Another practice that continues to be observed past mourning is the lighting of a Yahrzeit candle. Yahrzeit occurs on the annual anniversary of the date of death, as set by the Hebrew calendar. At this time, in addition to reciting the Kaddish, a twenty-four-hour candle is lit in the home and, often, in the synagogue in memory of the departed person. This burning light of the Yahrzeit candle is symbolic of the immortal soul.

Jewish law requires a tombstone to mark the grave of the deceased so that the departed one will not be forgotten and the grave will not be desecrated. While the tombstone can be erected anytime after shloshim, in many communities it is customary either to refrain from setting up the tombstone or to keep it veiled until the end of the twelve-month mourning period.

Some time before the end of the year of mourning (usually around eleven months), the mourners hold a ceremony to dedicate the grave marker. This ceremony is generally referred to as an “unveiling” (Ha-Kamat Matzeyvah).

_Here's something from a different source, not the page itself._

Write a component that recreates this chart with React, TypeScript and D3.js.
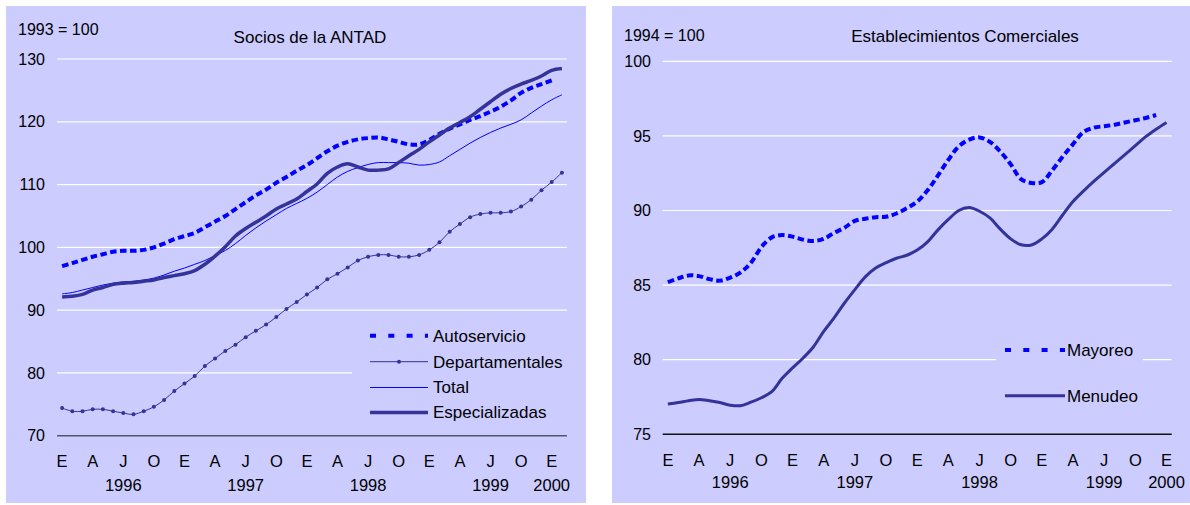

There are no specific requirements concerning how a tombstone must be inscribed. In some communities, it is customary to place small stones on the gravesite when visiting. The origin of this cultural practice is uncertain. A popular explanation states that in the desert environment of ancient Israel, mourners piled stones and rocks to prevent the sandy soil from blowing away and exposing the corpse.